● **Aim of the exercise**
Pick every line with "image" from the material below.
--------------------------------
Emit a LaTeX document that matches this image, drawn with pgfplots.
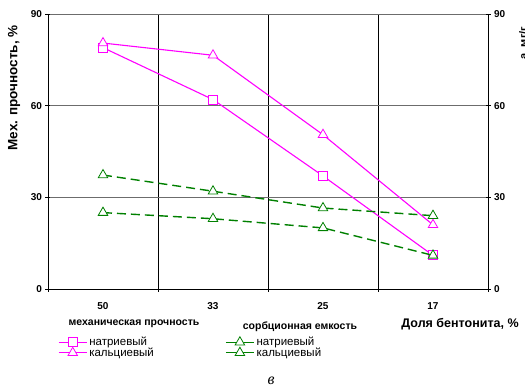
\documentclass[border=0pt]{standalone}
\usepackage{pgfplots}
\pgfplotsset{compat=1.18}
\usepackage{fontspec}
\setmainfont{Liberation Sans}
\newfontfamily\serifit{Liberation Serif}
\definecolor{mag}{RGB}{255,0,255}
\definecolor{grn}{RGB}{0,128,0}
\begin{document}
\begin{tikzpicture}
\useasboundingbox (-48pt,-100pt) rectangle (477pt,289pt);
\pgfplotsset{
  base/.style={
    at={(0pt,0pt)}, anchor=south west,
    scale only axis, width=440pt, height=275pt,
    xmin=-0.5, xmax=3.5, ymin=0, ymax=90,
    ytick={0,30,60,90},
    tick align=center,
    major tick length=5pt,
    tick style={black, line width=0.6pt},
    /pgf/number format/assume math mode=true,
    ticklabel style={font=\fontsize{10}{11}\selectfont\bfseries},
    legend cell align=left,
    legend style={draw=none, fill=none, font=\fontsize{11.5}{12}\selectfont, row sep=-3.5pt, inner sep=0pt},
    legend image code/.code={\draw[solid, mark repeat=2,mark phase=2] plot coordinates {(0pt,0pt)(14pt,0pt)(28pt,0pt)};},
  }
}
\begin{axis}[base,
  axis line style={black, line width=0.8pt},
  axis y line*=left,
  axis x line*=bottom,
  xtick={-0.5,0.5,1.5,2.5,3.5},
  xticklabels={},
  extra x ticks={0,1,2,3},
  extra x tick labels={50,33,25,17},
  extra x tick style={major tick length=0pt, grid=none, ticklabel style={yshift=-10pt}},
  xmajorgrids, ymajorgrids,
  x grid style={black, line width=0.8pt},
  y grid style={gray!85!black, line width=0.7pt},
  legend style={at={(10pt,-46pt)}, anchor=north west},
]
\addplot[mag, line width=1.1pt, mark=square*, mark size=4.5pt, mark options={fill=white, line width=0.8pt, solid}]
  coordinates {(0,79) (1,62) (2,37) (3,11)};
\addlegendentry{натриевый}
\addplot[mag, line width=1.1pt, mark=triangle*, mark size=5.5pt, mark options={fill=white, line width=0.8pt, solid}]
  coordinates {(0,80.5) (1,76.5) (2,50.5) (3,21)};
\addlegendentry{кальциевый}
\end{axis}
\begin{axis}[base,
  axis line style={black, line width=0.8pt},
  axis y line*=right,
  axis x line=none,
  xtick=\empty,
  legend style={at={(177pt,-46pt)}, anchor=north west},
]
\addplot[grn, line width=1.4pt, dash pattern=on 9pt off 5pt, mark=triangle*, mark size=5.5pt, mark options={fill=white, line width=0.8pt, solid}]
  coordinates {(0,25) (1,23) (2,20) (3,11)};
\addlegendentry{натриевый}
\addplot[grn, line width=1.4pt, dash pattern=on 9pt off 5pt, mark=triangle*, mark size=5.5pt, mark options={fill=white, line width=0.8pt, solid}]
  coordinates {(0,37.3) (1,32) (2,26.5) (3,24)};
\addlegendentry{кальциевый}
\end{axis}
\node[rotate=90, font=\fontsize{13.5}{15}\selectfont\bfseries] at (-34pt,201pt) {Мех. прочность, \%};
\node[rotate=90, font=\fontsize{11}{13}\selectfont\bfseries] at (476pt,246pt) {а, мг/г};
\node[font=\fontsize{10.5}{12}\selectfont\bfseries] at (86pt,-35pt) {механическая прочность};
\node[font=\fontsize{10.5}{12}\selectfont\bfseries] at (252pt,-38pt) {сорбционная емкость};
\node[font=\fontsize{12.5}{14}\selectfont\bfseries] at (412pt,-35pt) {Доля бентонита, \%};
\node[font=\fontsize{16}{18}\selectfont\serifit\itshape] at (223pt,-92pt) {в};
\end{tikzpicture}
\end{document}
--------------------------------
● **Final result**
Emit a LaTeX document that matches this image, drawn with pgfplots.
    legend image code/.code={\draw[solid, mark repeat=2,mark phase=2] plot coordinates {(0pt,0pt)(14pt,0pt)(28pt,0pt)};},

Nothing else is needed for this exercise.